Seguindo a rota traçada pelo relatório da CPI das Milícias, os pesquisadores Daniel Hidalgo (MIT) e Benjamin Lessing (Universidade de Chicago) publicaram no final de 2015 um estudo com evidências estatísticas de mudanças no padrão de votos nas regiões dominadas por milícias no Rio de Janeiro. Nessas áreas, o crescimento dos votos em candidatos associados às organizações paramilitares foi em média 50% superior ao verificado nas demais regiões da cidade. Na visão dos autores, as milícias se valem do domínio territorial não apenas para coagir os eleitores a votarem em seus candidatos, mas também para proibir adversários de fazerem campanhas nos seus domínios.

Senador Flávio Bolsonaro (PSL-RJ) em pronunciamento à bancada. Foto: Jefferson Rudy/Agência Senado.

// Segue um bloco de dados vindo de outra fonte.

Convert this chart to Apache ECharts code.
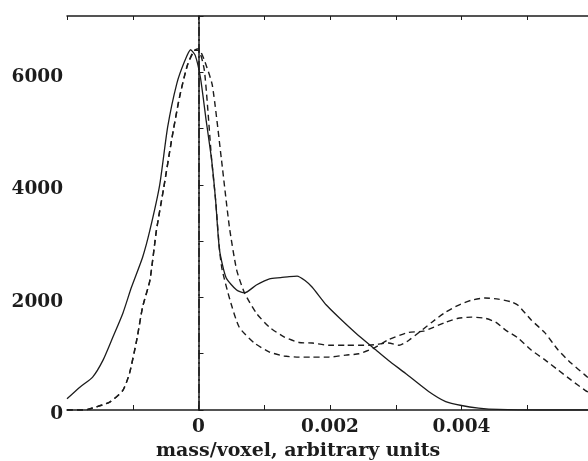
<!DOCTYPE html>
<html>
<head>
<meta charset="utf-8">
<script src="https://cdn.jsdelivr.net/npm/echarts@6/dist/echarts.min.js"></script>
<style>
html,body{margin:0;padding:0;background:#fff;}
#massChart{width:588px;height:461px;}
</style>
</head>
<body>
<div id="massChart"></div>
<script>
// solid curve
var solidX=[-0.0020,-0.0018,-0.00161,-0.00145,-0.0013,-0.00115,-0.00102,-0.00085,-0.00074,-0.00059,-0.00047,-0.00033,-0.00021,-0.00012,-0.00005,0.00003,0.00011,0.0002,0.00026,0.00032,0.00042,0.00058,0.0007,0.00088,0.00108,0.00125,0.00138,0.0015,0.00162,0.00173,0.00194,0.00214,0.00239,0.0027,0.00289,0.00315,0.0035,0.00376,0.004,0.00426,0.00456,0.0052,0.006];
var solidY=[200,410,585,890,1300,1720,2180,2715,3190,4000,5020,5800,6200,6400,6300,5900,5200,4440,3730,2840,2350,2130,2080,2220,2330,2350,2370,2380,2300,2180,1870,1640,1370,1065,880,650,330,150,80,35,10,0,0];
// dashed curve, upper plateau
var dashAX=[-0.0020,-0.00173,-0.00161,-0.00135,-0.00115,-0.00105,-0.00094,-0.00085,-0.00074,-0.00064,-0.00053,-0.00041,-0.00029,-0.00017,-0.00006,0,0.00009,0.00021,0.00035,0.00047,0.00058,0.0007,0.00088,0.00108,0.0013,0.00153,0.00173,0.00198,0.00224,0.00259,0.00289,0.00305,0.0032,0.00355,0.00376,0.00395,0.00415,0.00436,0.00456,0.00476,0.00486,0.00506,0.00527,0.00547,0.00567,0.00588,0.006];
var dashAY=[0,0,35,140,350,650,1240,1830,2300,3190,3940,4790,5550,6120,6390,6420,6210,5770,4440,3250,2490,2080,1720,1470,1300,1200,1190,1150,1150,1150,1190,1150,1240,1560,1740,1860,1950,1990,1970,1920,1860,1600,1370,1065,830,620,500];
// dashed curve, lower plateau
var dashBX=[-0.0020,-0.00173,-0.00161,-0.00135,-0.00115,-0.00105,-0.00094,-0.00085,-0.00074,-0.00064,-0.00053,-0.00041,-0.00029,-0.00017,-0.00006,0,0.00009,0.0002,0.00026,0.00032,0.00036,0.00048,0.00062,0.00085,0.00108,0.0013,0.00153,0.00173,0.00198,0.00224,0.00244,0.00267,0.00289,0.0032,0.00342,0.00376,0.00395,0.00415,0.00436,0.00452,0.00467,0.00486,0.00506,0.00527,0.00547,0.00567,0.00588,0.006];
var dashBY=[0,0,35,140,350,650,1240,1830,2300,3190,3940,4790,5550,6120,6390,6390,6030,4440,3730,2840,2490,1950,1470,1190,1030,960,940,940,940,975,1000,1100,1250,1380,1400,1560,1630,1650,1630,1560,1420,1280,1065,890,710,530,350,270];

function pairs(xs,ys){
	var out=[];
	for(var i=0;i<xs.length;i++){
		out.push([xs[i],ys[i]]);
	}
	return out;
}

var ink='#1c1c1c';
var labelFont={color:ink,fontFamily:'DejaVu Serif',fontWeight:'bold',fontSize:18.5};

var myChart=echarts.init(document.getElementById('massChart'));
var option={
	animation:false,
	backgroundColor:'#fff',
	grid:{left:67,right:-5,top:16,bottom:51,outerBoundsMode:'none'},
	xAxis:[{
		type:'value',
		min:-0.002,
		max:0.006,
		interval:0.001,
		position:'bottom',
		axisLine:{show:true,onZero:false,lineStyle:{color:ink,width:1.5}},
		axisTick:{show:true,inside:true,length:5,lineStyle:{color:ink,width:1}},
		splitLine:{show:false},
		axisLabel:Object.assign({
			margin:8,
			showMinLabel:false,
			showMaxLabel:false,
			formatter:function(v){
				var r=Math.round(v*10000)/10000;
				if(r===0) return '0';
				if(r===0.002) return '0.002';
				if(r===0.004) return '0.004';
				return '';
			}
		},labelFont),
		name:'mass/voxel, arbitrary units',
		nameLocation:'middle',
		nameGap:32,
		nameTextStyle:{color:ink,fontFamily:'DejaVu Serif',fontWeight:'bold',fontSize:19,padding:[0,64,0,0]}
	},{
		type:'value',
		min:-0.002,
		max:0.006,
		interval:0.001,
		position:'top',
		axisLine:{show:true,onZero:false,lineStyle:{color:ink,width:1.5}},
		axisTick:{show:true,inside:true,length:4,lineStyle:{color:ink,width:1}},
		axisLabel:{show:false},
		splitLine:{show:false}
	}],
	yAxis:{
		type:'value',
		min:0,
		max:7000,
		interval:1000,
		axisLine:{show:true,lineStyle:{color:ink,width:1.5}},
		axisTick:{show:true,inside:true,length:5,lineStyle:{color:ink,width:1}},
		splitLine:{show:false},
		axisLabel:Object.assign({
			margin:4,
			verticalAlign:'top',
			lineHeight:9,
			formatter:function(v){
				return (v%2000===0&&v<7000)?String(v):'';
			}
		},labelFont)
	},
	series:[{
		type:'line',
		name:'solid',
		data:pairs(solidX,solidY),
		showSymbol:false,
		smooth:0.2,
		lineStyle:{color:ink,width:1.3,type:'solid'},
		markLine:{
			silent:true,
			symbol:'none',
			label:{show:false},
			lineStyle:{color:ink,width:1.5,type:[9,3,2,3]},
			data:[{xAxis:0}]
		}
	},{
		type:'line',
		name:'dashA',
		data:pairs(dashAX,dashAY),
		showSymbol:false,
		smooth:0.2,
		lineStyle:{color:ink,width:1.4,type:[6,4]}
	},{
		type:'line',
		name:'dashB',
		data:pairs(dashBX,dashBY),
		showSymbol:false,
		smooth:0.2,
		lineStyle:{color:ink,width:1.4,type:[6,4]}
	}]
};
myChart.setOption(option);
</script>
</body>
</html>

Levando seus representantes a ocuparem cargos no legislativo municipal, estadual e até mesmo federal, as milícias atuam de forma semelhante a qualquer grupo de interesses e mesmo às grandes empresas flagradas na Lava Jato: exercem influência para aprovar legislação favorável ao setor (como a facilitação do comércio de armas), buscam maiores orçamentos para aumentar a lucratividade de seus negócios (alocando mais recursos no combate ao tráfico de drogas, por exemplo) e sobretudo abrem portas de gabinetes no Judiciário e do Executivo. Dessa forma, as milícias conseguem favores que vão de informações privilegiadas em operações policiais até o arquivamento de investigações, passando ainda pela facilitação no contrabando de armas e a indicação de apadrinhados para ocuparem batalhões de polícia nas suas áreas de influência.

Para Hidalgo e Lessing, a infiltração das milícias no sistema eleitoral é uma estratégia bem-sucedida de enfraquecer o poder do Estado “por dentro”. Elegendo seus representantes e estabelecendo conexões políticas com integrantes dos três Poderes, as milícias passam a atuar de forma institucional para diminuir a repressão do Estado a suas atividades criminosas e econômicas.

Assim como acontece com a deterioração da situação fiscal, o efeito Orloff (“eu sou você amanhã”) prenuncia que em breve pode chegar ao plano federal uma realidade que já é vivenciada no Rio de Janeiro de hoje. As investigações do assassinato da vereadora Marielle Franco deixam claro que o crime organizado no Brasil não tem receio de valer-se da força bruta para eliminar seus adversários políticos. A execução meticulosa, o envolvimento de agentes do Estado tentando desviar o foco do inquérito policial e os evidentes vínculos dos matadores com a milícia prenunciam o que pode ocorrer caso não se combata duramente o envolvimento dos paramilitares com a política.

Já existem indícios preocupantes de que a força das milícias tenha chegado a Brasília, como a eleição de deputados federais supostamente associados a elas, bem como a defesa, por parte do governo e da chamada bancada da bala, de uma agenda de medidas que amplia o seu poder de fogo, como a flexibilização da posse e do porte de armas.

Apesar de não existir nenhuma evidência concreta de ligação direta com milícias, preocupam sobretudo os discursos elogiosos proferidos pelo então deputado Jair Bolsonaro e as condecorações concedidas por seu filho Flávio a militares acusados de homicídios, além da nomeação em seu gabinete de familiares de um suspeito de liderar um esquadrão de extermínio que prestava serviços para essas organizações paramilitares, além de outras coincidências.

Para deixar claro que não pairam dúvidas quanto a seu passado, é fundamental que o governo implemente com urgência medidas de tolerância zero contra a atuação das milícias e sua influência na política.